TO BE DONE -> Transcribe the listing in full, excluding any pictures.
--- BEGIN SUPPLIED RECORDS ---
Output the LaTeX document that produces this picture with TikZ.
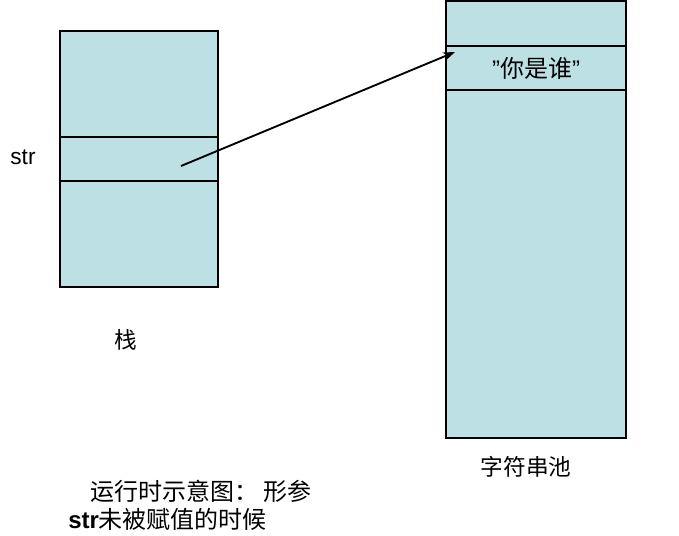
\documentclass[tikz,border=0pt]{standalone}
\usepackage{xcolor}
\usepackage{fontspec}
\setmainfont{Liberation Sans}
\newfontfamily\cjk{Noto Sans CJK SC}
\usetikzlibrary{arrows.meta}
\definecolor{cellblue}{RGB}{189,224,229}

\begin{document}
\begin{tikzpicture}[x=0.75pt, y=-0.75pt, >={Stealth[length=9pt, width=6.5pt]},
  every node/.style={font=\fontsize{17pt}{20pt}\selectfont},
  bigtext/.style={font=\fontsize{18pt}{21pt}\selectfont},
  cell/.style={draw, fill=cellblue, inner sep=0pt, line width=0.8pt}]
  \useasboundingbox (0,0) rectangle (679,536);
  % stack
  \node[cell, minimum width=118.5pt, minimum height=79.5pt] (stackTop) at (139,84) {};
  \node[cell, minimum width=118.5pt, minimum height=33pt] (strCell) at (139,159) {};
  \node[cell, minimum width=118.5pt, minimum height=79.5pt] (stackBot) at (139,234) {};
  \node (strLabel) at (23,157) {str};
  \node (stackLabel) at (126,340) {\cjk 栈};
  % string pool
  \node[cell, minimum width=135pt, minimum height=33.75pt] (poolTop) at (536,23.5) {};
  \node[cell, bigtext, minimum width=135pt, minimum height=33pt] (whoCell) at (536,68) {\symbol{34}{\cjk 你是谁}\symbol{34}};
  \node[cell, minimum width=135pt, minimum height=261pt] (poolRest) at (536,264) {};
  \node (poolLabel) at (526,467) {\cjk 字符串池};
  % pointer
  \coordinate (ptr) at (181,166);
  \coordinate (tgt) at (455,52);
  \draw[->, line width=1.4pt] (ptr) -- (tgt);
  % caption
  \node[bigtext, anchor=west, inner sep=0pt] (capA) at (90,491) {\cjk 运行时示意图：\ 形参};
  \node[bigtext, anchor=west, inner sep=0pt] (capB) at (68,519) {\textbf{str}\cjk 未被赋值的时候};
\end{tikzpicture}
\end{document}
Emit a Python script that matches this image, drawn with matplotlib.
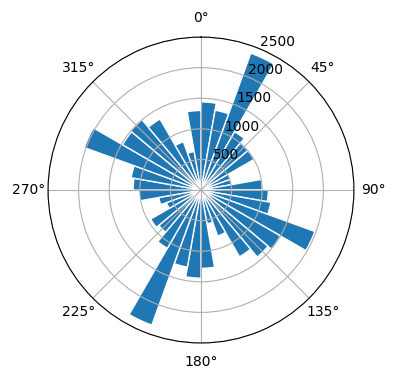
import matplotlib
matplotlib.use("Agg")
import matplotlib.pyplot as plt
import numpy as np

# counts per 10 degree sector, clockwise from north
sector_start = np.arange(0, 360, 10)
counts = [1440, 1325, 2380, 1100, 1000, 1000, 520, 500, 1000,
          1100, 1160, 1980, 1500, 1430, 1260, 800, 560, 1280,
          1440, 1280, 2350, 1100, 900, 950, 600, 700, 1010,
          1110, 1160, 2030, 1480, 1500, 1340, 840, 640, 1300]
r_ticks = [500, 1000, 1500, 2000, 2500]

fig = plt.figure(figsize=(3.96, 3.8), dpi=100)
ax = fig.add_axes([0.1212, 0.0974, 0.7727, 0.805], projection="polar")
ax.set_theta_zero_location("N")
ax.set_theta_direction(-1)

ax.bar(np.deg2rad(sector_start), counts, width=np.deg2rad(10), align="edge",
       color="#1f77b4", edgecolor="white", linewidth=1)

ax.set_ylim(0, 2500)
ax.set_yticks(r_ticks)

fig.savefig("out.png", dpi=100)
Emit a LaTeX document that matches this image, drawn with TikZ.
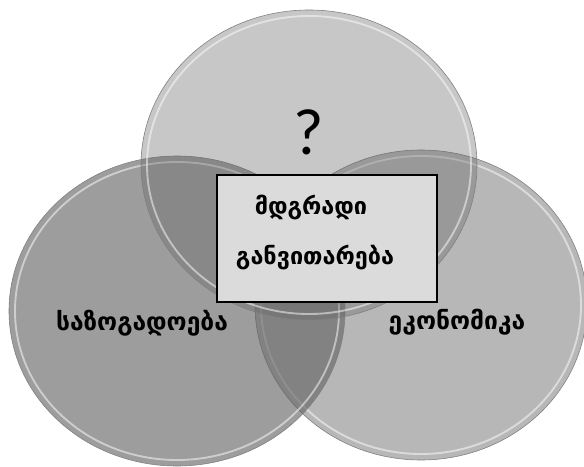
\documentclass[tikz,border=0pt]{standalone}
\usepackage{fontspec}
\newfontfamily\geofont{DejaVu Sans}
\newfontfamily\qfont{Carlito}
\usetikzlibrary{positioning}
\definecolor{discgray}{gray}{0.39}
\definecolor{boxgray}{gray}{0.86}

\begin{document}
\begin{tikzpicture}[x=0.3mm, y=-0.3mm,
    disc/.style={fill=discgray, draw=black!50, line width=0.5pt},
    rim/.style={draw=white, line width=1.6pt, draw opacity=0.5},
    word/.style={font=\geofont\bfseries\fontsize{21}{25}\selectfont, inner sep=0pt},
    boxword/.style={font=\geofont\bfseries\fontsize{20}{24}\selectfont, inner sep=0pt},
    centerbox/.style={rectangle, draw=black, line width=1.5pt, fill=boxgray, minimum width=66mm, minimum height=38.1mm, inner sep=0pt}
]

\useasboundingbox (0,0) rectangle (584,467);

% three overlapping discs
\path[disc, fill opacity=0.46] (421,305) ellipse [x radius=166, y radius=155];
\draw[rim] (421,305) ellipse [x radius=160, y radius=149];
\path[disc, fill opacity=0.63] (177,311) ellipse [x radius=168, y radius=155];
\draw[rim] (177,311) ellipse [x radius=162, y radius=149];
\path[disc, fill opacity=0.36] (309,165) ellipse [x radius=168, y radius=155];
\draw[rim] (309,165) ellipse [x radius=162, y radius=149];

% middle box
\node[centerbox] (goal) at (327,238.5) {};
\node[boxword] (goal1) at (311,207) {მდგრადი};
\node[boxword] (goal2) at (315,257) {განვითარება};

% labels
\node[font=\qfont\fontsize{56}{60}\selectfont, inner sep=0pt] (question) at (309,132) {?};
\node[word] (society) at (142,323) {საზოგადოება};
\node[word] (economy) at (457,322) {ეკონომიკა};

\end{tikzpicture}
\end{document}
--- END SUPPLIED RECORDS ---
THE OUTPUT ->
Output the LaTeX document that produces this picture with TikZ.
\documentclass[tikz,border=0pt]{standalone}
\usepackage{xcolor}
\usepackage{fontspec}
\setmainfont{Liberation Sans}
\newfontfamily\cjk{Noto Sans CJK SC}
\usetikzlibrary{arrows.meta}
\definecolor{cellblue}{RGB}{189,224,229}

\begin{document}
\begin{tikzpicture}[x=0.75pt, y=-0.75pt, >={Stealth[length=9pt, width=6.5pt]},
  every node/.style={font=\fontsize{17pt}{20pt}\selectfont},
  bigtext/.style={font=\fontsize{18pt}{21pt}\selectfont},
  cell/.style={draw, fill=cellblue, inner sep=0pt, line width=0.8pt}]
  \useasboundingbox (0,0) rectangle (679,536);
  % stack
  \node[cell, minimum width=118.5pt, minimum height=79.5pt] (stackTop) at (139,84) {};
  \node[cell, minimum width=118.5pt, minimum height=33pt] (strCell) at (139,159) {};
  \node[cell, minimum width=118.5pt, minimum height=79.5pt] (stackBot) at (139,234) {};
  \node (strLabel) at (23,157) {str};
  \node (stackLabel) at (126,340) {\cjk 栈};
  % string pool
  \node[cell, minimum width=135pt, minimum height=33.75pt] (poolTop) at (536,23.5) {};
  \node[cell, bigtext, minimum width=135pt, minimum height=33pt] (whoCell) at (536,68) {\symbol{34}{\cjk 你是谁}\symbol{34}};
  \node[cell, minimum width=135pt, minimum height=261pt] (poolRest) at (536,264) {};
  \node (poolLabel) at (526,467) {\cjk 字符串池};
  % pointer
  \coordinate (ptr) at (181,166);
  \coordinate (tgt) at (455,52);
  \draw[->, line width=1.4pt] (ptr) -- (tgt);
  % caption
  \node[bigtext, anchor=west, inner sep=0pt] (capA) at (90,491) {\cjk 运行时示意图：\ 形参};
  \node[bigtext, anchor=west, inner sep=0pt] (capB) at (68,519) {\textbf{str}\cjk 未被赋值的时候};
\end{tikzpicture}
\end{document}
Emit a Python script that matches this image, drawn with matplotlib.
import matplotlib
matplotlib.use("Agg")
import matplotlib.pyplot as plt
import numpy as np

# counts per 10 degree sector, clockwise from north
sector_start = np.arange(0, 360, 10)
counts = [1440, 1325, 2380, 1100, 1000, 1000, 520, 500, 1000,
          1100, 1160, 1980, 1500, 1430, 1260, 800, 560, 1280,
          1440, 1280, 2350, 1100, 900, 950, 600, 700, 1010,
          1110, 1160, 2030, 1480, 1500, 1340, 840, 640, 1300]
r_ticks = [500, 1000, 1500, 2000, 2500]

fig = plt.figure(figsize=(3.96, 3.8), dpi=100)
ax = fig.add_axes([0.1212, 0.0974, 0.7727, 0.805], projection="polar")
ax.set_theta_zero_location("N")
ax.set_theta_direction(-1)

ax.bar(np.deg2rad(sector_start), counts, width=np.deg2rad(10), align="edge",
       color="#1f77b4", edgecolor="white", linewidth=1)

ax.set_ylim(0, 2500)
ax.set_yticks(r_ticks)

fig.savefig("out.png", dpi=100)
Emit a LaTeX document that matches this image, drawn with TikZ.
\documentclass[tikz,border=0pt]{standalone}
\usepackage{fontspec}
\newfontfamily\geofont{DejaVu Sans}
\newfontfamily\qfont{Carlito}
\usetikzlibrary{positioning}
\definecolor{discgray}{gray}{0.39}
\definecolor{boxgray}{gray}{0.86}

\begin{document}
\begin{tikzpicture}[x=0.3mm, y=-0.3mm,
    disc/.style={fill=discgray, draw=black!50, line width=0.5pt},
    rim/.style={draw=white, line width=1.6pt, draw opacity=0.5},
    word/.style={font=\geofont\bfseries\fontsize{21}{25}\selectfont, inner sep=0pt},
    boxword/.style={font=\geofont\bfseries\fontsize{20}{24}\selectfont, inner sep=0pt},
    centerbox/.style={rectangle, draw=black, line width=1.5pt, fill=boxgray, minimum width=66mm, minimum height=38.1mm, inner sep=0pt}
]

\useasboundingbox (0,0) rectangle (584,467);

% three overlapping discs
\path[disc, fill opacity=0.46] (421,305) ellipse [x radius=166, y radius=155];
\draw[rim] (421,305) ellipse [x radius=160, y radius=149];
\path[disc, fill opacity=0.63] (177,311) ellipse [x radius=168, y radius=155];
\draw[rim] (177,311) ellipse [x radius=162, y radius=149];
\path[disc, fill opacity=0.36] (309,165) ellipse [x radius=168, y radius=155];
\draw[rim] (309,165) ellipse [x radius=162, y radius=149];

% middle box
\node[centerbox] (goal) at (327,238.5) {};
\node[boxword] (goal1) at (311,207) {მდგრადი};
\node[boxword] (goal2) at (315,257) {განვითარება};

% labels
\node[font=\qfont\fontsize{56}{60}\selectfont, inner sep=0pt] (question) at (309,132) {?};
\node[word] (society) at (142,323) {საზოგადოება};
\node[word] (economy) at (457,322) {ეკონომიკა};

\end{tikzpicture}
\end{document}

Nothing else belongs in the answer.